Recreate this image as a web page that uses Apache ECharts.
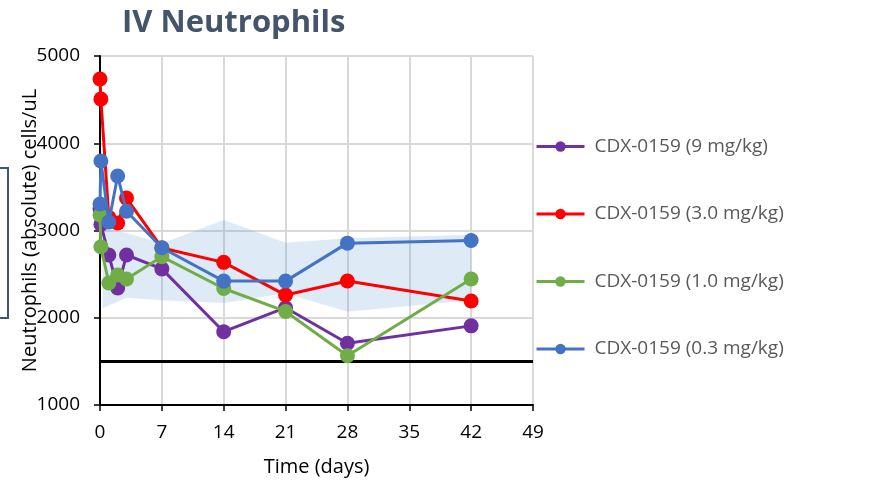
<!DOCTYPE html>
<html>
<head>
<meta charset="utf-8">
<script src="https://cdn.jsdelivr.net/npm/echarts@6/dist/echarts.min.js"></script>
<style>html,body{margin:0;padding:0;background:#fff;}#c{width:891px;height:480px;}</style>
</head>
<body>
<div id="c"></div>
<script>
// ---- data ----
const days = [0, 0.1, 1, 2, 3, 7, 14, 21, 28, 42];
const purple9 = [3250, 3070, 2719, 2341, 2719, 2560, 1840, 2115, 1707, 1907];
const red3 = [4736, 4507, 3150, 3086, 3372, 2800, 2635, 2260, 2421, 2192];
const green1 = [3178, 2814, 2398, 2490, 2444, 2700, 2335, 2072, 1565, 2444];
const blue03 = [3304, 3797, 3097, 3625, 3220, 2802, 2420, 2420, 2855, 2886];
const seriesNames = ['CDX-0159 (9 mg/kg)', 'CDX-0159 (3.0 mg/kg)', 'CDX-0159 (1.0 mg/kg)', 'CDX-0159 (0.3 mg/kg)'];
const bandDays = [0.3, 3, 7, 14, 21, 28, 42];
const bandLow = [2110, 2230, 2200, 2170, 2280, 2070, 2200];
const bandHigh = [3030, 2970, 2850, 3120, 2860, 2910, 2950];
const threshold = 1500;
const xTicks = [0, 49, 7];   // min, max, interval
const yTicks = [1000, 5000, 1000];

const FONT = 'Open Sans';
const pair = (xs, ys) => xs.map((x, i) => [x, ys[i]]);
const colors = ['#7030a0', '#ff0000', '#70ad47', '#4472c4'];
const vals = [purple9, red3, green1, blue03];

const chart = echarts.init(document.getElementById('c'), null, {renderer: 'canvas'});
const lineSeries = vals.map((v, i) => ({
  name: seriesNames[i],
  type: 'line',
  data: pair(days, v),
  symbol: 'circle',
  symbolSize: 15,
  color: colors[i],
  lineStyle: {width: 3, color: colors[i]},
  itemStyle: {color: colors[i]},
  z: 5 + i,
  emphasis: {disabled: true},
  animation: false
}));
lineSeries[0].markLine = {
  silent: true, symbol: 'none', animation: false,
  label: {show: false},
  lineStyle: {color: '#000', width: 3, type: 'solid'},
  data: [{yAxis: threshold}]
};

const bandSeries = {
  type: 'custom',
  name: 'band',
  silent: true,
  z: 1,
  data: bandDays.map((d, i) => [d, bandLow[i], bandHigh[i]]),
  renderItem: function (params, api) {
    if (params.dataIndex !== 0) return null;
    const pts = [];
    for (let i = 0; i < bandDays.length; i++) pts.push(api.coord([bandDays[i], bandHigh[i]]));
    for (let i = bandDays.length - 1; i >= 0; i--) pts.push(api.coord([bandDays[i], bandLow[i]]));
    return {
      type: 'polygon',
      shape: {points: pts},
      style: {fill: 'rgba(91,155,213,0.2)', stroke: 'none'}
    };
  },
  encode: {x: 0, y: [1, 2]}
};

chart.setOption({
  animation: false,
  textStyle: {fontFamily: FONT},
  title: {
    text: 'IV Neutrophils', left: 117, top: 3,
    textStyle: {fontFamily: FONT, fontSize: 31, fontWeight: 'bold', color: '#44546a'}
  },
  grid: {left: 100, right: 358, top: 56, bottom: 75, containLabel: false, outerBoundsMode: 'none'},
  xAxis: {
    type: 'value', min: xTicks[0], max: xTicks[1], interval: xTicks[2],
    name: 'Time (days)', nameLocation: 'middle', nameGap: 52,
    nameTextStyle: {fontFamily: FONT, fontSize: 20, color: '#000'},
    axisLine: {show: true, onZero: false, lineStyle: {color: '#000', width: 2}},
    axisTick: {show: true, length: 6, lineStyle: {color: '#000', width: 1.5}},
    axisLabel: {fontFamily: FONT, fontSize: 19, color: '#000', margin: 18},
    splitLine: {show: true, lineStyle: {color: '#d9d9d9', width: 2}}
  },
  yAxis: {
    type: 'value', min: yTicks[0], max: yTicks[1], interval: yTicks[2],
    name: 'Neutrophils (absolute) cells/uL', nameLocation: 'middle', nameGap: 60,
    nameMoveOverlap: false,
    nameTextStyle: {fontFamily: FONT, fontSize: 20, color: '#000'},
    axisLine: {show: true, lineStyle: {color: '#000', width: 2}},
    axisTick: {show: true, length: 6, lineStyle: {color: '#000', width: 1.5}},
    axisLabel: {fontFamily: FONT, fontSize: 19, color: '#000', margin: 20, formatter: v => String(v)},
    splitLine: {show: true, lineStyle: {color: '#d9d9d9', width: 2}}
  },
  legend: {
    data: seriesNames,
    orient: 'vertical', left: 535, top: 137, padding: 0,
    itemWidth: 48, itemHeight: 13, itemGap: 48.5,
    lineStyle: {width: 3},
    textStyle: {fontFamily: FONT, fontSize: 19, color: '#595959', padding: [0, 0, 0, 5]},
    selectedMode: false
  },
  graphic: [{
    type: 'rect', shape: {x: -20, y: 168, width: 28, height: 150},
    style: {fill: 'none', stroke: '#44546a', lineWidth: 2}, silent: true
  }],
  series: [bandSeries, ...lineSeries]
});
</script>
</body>
</html>
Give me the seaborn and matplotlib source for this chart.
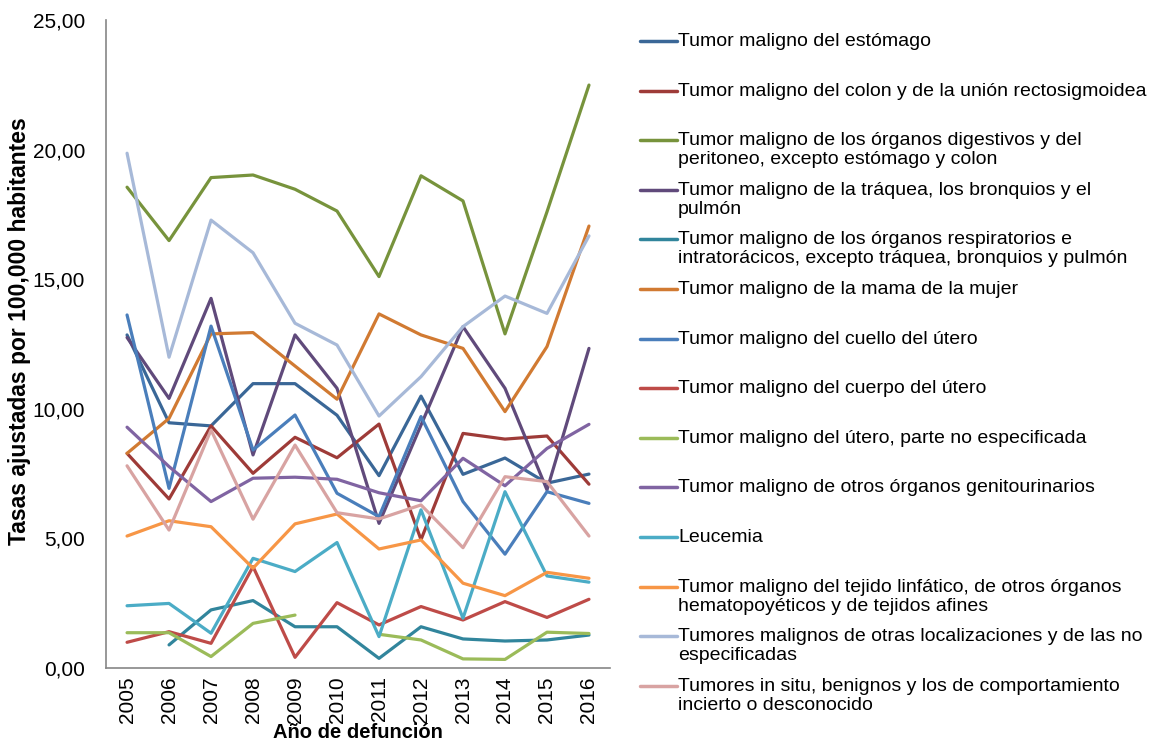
import numpy as np
import pandas as pd
import seaborn as sns
import matplotlib.pyplot as plt
from matplotlib.lines import Line2D

years = [2005, 2006, 2007, 2008, 2009, 2010, 2011, 2012, 2013, 2014, 2015, 2016]

estomago = [12.85, 9.46, 9.34, 10.97, 10.97, 9.75, 7.42, 10.49, 7.47, 8.1, 7.13, 7.48]
colon = [8.28, 6.52, 9.34, 7.51, 8.9, 8.11, 9.41, 4.95, 9.05, 8.83, 8.95, 7.09]
digestivos = [18.55, 16.49, 18.92, 19.02, 18.47, 17.63, 15.1, 18.99, 18.02, 12.89, 17.6, 22.49]
traquea = [12.75, 10.4, 14.26, 8.22, 12.85, 10.79, 5.58, 9.37, 13.17, 10.79, 6.87, 12.33]
respiratorios = [np.nan, 0.89, 2.24, 2.6, 1.59, 1.59, 0.37, 1.59, 1.12, 1.04, 1.08, 1.27]
mama = [8.28, 9.63, 12.89, 12.94, 11.65, 10.37, 13.66, 12.85, 12.33, 9.89, 12.4, 17.05]
cuello = [13.62, 6.93, 13.19, 8.41, 9.76, 6.74, 5.84, 9.7, 6.42, 4.39, 6.8, 6.35]
cuerpo = [0.99, 1.4, 0.95, 3.91, 0.41, 2.52, 1.66, 2.37, 1.85, 2.56, 1.95, 2.65]
utero_ne = [1.36, 1.36, 0.44, 1.72, 2.04, np.nan, 1.3, 1.08, 0.35, 0.33, 1.38, 1.33]
genitourinarios = [9.29, 7.77, 6.42, 7.32, 7.36, 7.28, 6.76, 6.45, 8.09, 7.03, 8.47, 9.4]
leucemia = [2.4, 2.49, 1.34, 4.23, 3.72, 4.84, 1.21, 6.1, 1.92, 6.8, 3.55, 3.31]
linfatico = [5.09, 5.68, 5.45, 3.85, 5.56, 5.94, 4.59, 4.94, 3.27, 2.79, 3.69, 3.46]
otras = [19.86, 11.99, 17.28, 16.02, 13.3, 12.46, 9.72, 11.24, 13.17, 14.35, 13.68, 16.67]
in_situ = [7.8, 5.32, 9.18, 5.74, 8.6, 5.99, 5.75, 6.29, 4.64, 7.38, 7.19, 5.09]

labels = [
    "Tumor maligno del estómago",
    "Tumor maligno del colon y de la unión rectosigmoidea",
    "Tumor maligno de los órganos digestivos y del\nperitoneo, excepto estómago y colon",
    "Tumor maligno de la tráquea, los bronquios y el\npulmón",
    "Tumor maligno de los órganos respiratorios e\nintratorácicos, excepto tráquea, bronquios y pulmón",
    "Tumor maligno de la mama de la mujer",
    "Tumor maligno del cuello del útero",
    "Tumor maligno del cuerpo del útero",
    "Tumor maligno del útero, parte no especificada",
    "Tumor maligno de otros órganos genitourinarios",
    "Leucemia",
    "Tumor maligno del tejido linfático, de otros órganos\nhematopoyéticos y de tejidos afines",
    "Tumores malignos de otras localizaciones y de las no\nespecificadas",
    "Tumores in situ, benignos y los de comportamiento\nincierto o desconocido",
]
series = [estomago, colon, digestivos, traquea, respiratorios, mama, cuello,
          cuerpo, utero_ne, genitourinarios, leucemia, linfatico, otras, in_situ]
colors = ["#3A6797", "#9E3B38", "#77933C", "#604A7B", "#31859C", "#D17A32",
          "#4A7EBB", "#BE4B48", "#9BBB59", "#8064A2", "#4BACC6", "#F79646",
          "#A7B9D8", "#D8A3A2"]

y_ticks = [0, 5, 10, 15, 20, 25]
y_tick_labels = ["0,00", "5,00", "10,00", "15,00", "20,00", "25,00"]

# long format, with a segment id so gaps (NaN) break the line
rows = []
for lab, vals in zip(labels, series):
    seg = 0
    for i, (yr, v) in enumerate(zip(years, vals)):
        if np.isnan(v):
            seg += 1
            continue
        rows.append({"serie": lab, "pos": i, "valor": v, "seg": seg})
df = pd.DataFrame(rows)

sns.set_style("white")
plt.rcParams["font.family"] = ["Liberation Sans", "DejaVu Sans"]
plt.rcParams["text.color"] = "black"
plt.rcParams["xtick.color"] = "black"
plt.rcParams["ytick.color"] = "black"
plt.rcParams["axes.labelcolor"] = "black"

fig = plt.figure(figsize=(11.59, 7.44), dpi=100)
ax = fig.add_axes([0.0915, 0.1022, 0.4348, 0.8709])

palette = dict(zip(labels, colors))
sns.lineplot(data=df, x="pos", y="valor", hue="serie", units="seg", estimator=None,
             palette=palette, hue_order=labels, linewidth=2.3, legend=False, ax=ax,
             sort=False)

ax.set_xlim(-0.5, len(years) - 0.5)
ax.set_ylim(0, 25)
ax.set_xticks(range(len(years)))
ax.set_xticklabels([str(y) for y in years], rotation=90, fontsize=15)
ax.set_xticks(np.arange(-0.5, len(years), 1), minor=True)
ax.set_yticks(y_ticks)
ax.set_yticklabels(y_tick_labels, fontsize=15)
ax.tick_params(axis="x", which="major", length=0, pad=6)
ax.tick_params(axis="x", which="minor", length=5, width=1, color="#868686", direction="out")
ax.tick_params(axis="y", length=5, width=1, color="#868686", direction="out", pad=10)

for s in ["top", "right"]:
    ax.spines[s].set_visible(False)
for s in ["left", "bottom"]:
    ax.spines[s].set_color("#868686")
    ax.spines[s].set_linewidth(1.2)

ax.set_xlabel("Año de defunción", fontsize=14.5, fontweight="bold", labelpad=0)
ax.set_ylabel("Tasas ajustadas por 100,000 habitantes", fontsize=16.5, fontweight="bold")
ax.yaxis.set_label_coords(-0.148, 0.52)

# legend drawn as in the spreadsheet: fixed slots, text wrapping downward
W, H = 1159, 744
for i, (lab, col) in enumerate(zip(labels, colors)):
    yc = 41 + i * 49.6
    fig.add_artist(Line2D([640 / W, 677 / W], [1 - yc / H, 1 - yc / H], color=col, lw=2.5))
    fig.text(678 / W, 1 - (yc - 8) / H, lab, fontsize=14, va="top", ha="left",
             linespacing=1.15)

fig.savefig("out.png", dpi=100)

================

> _GOAL_: Repeat, word for word, the lines of the material above from the one holding "Give me the" through the one holding "2014, 2015, 2016]". Leave out pictures.

> _EXERCISE ANSWER_:
Give me the seaborn and matplotlib source for this chart.
import numpy as np
import pandas as pd
import seaborn as sns
import matplotlib.pyplot as plt
from matplotlib.lines import Line2D

years = [2005, 2006, 2007, 2008, 2009, 2010, 2011, 2012, 2013, 2014, 2015, 2016]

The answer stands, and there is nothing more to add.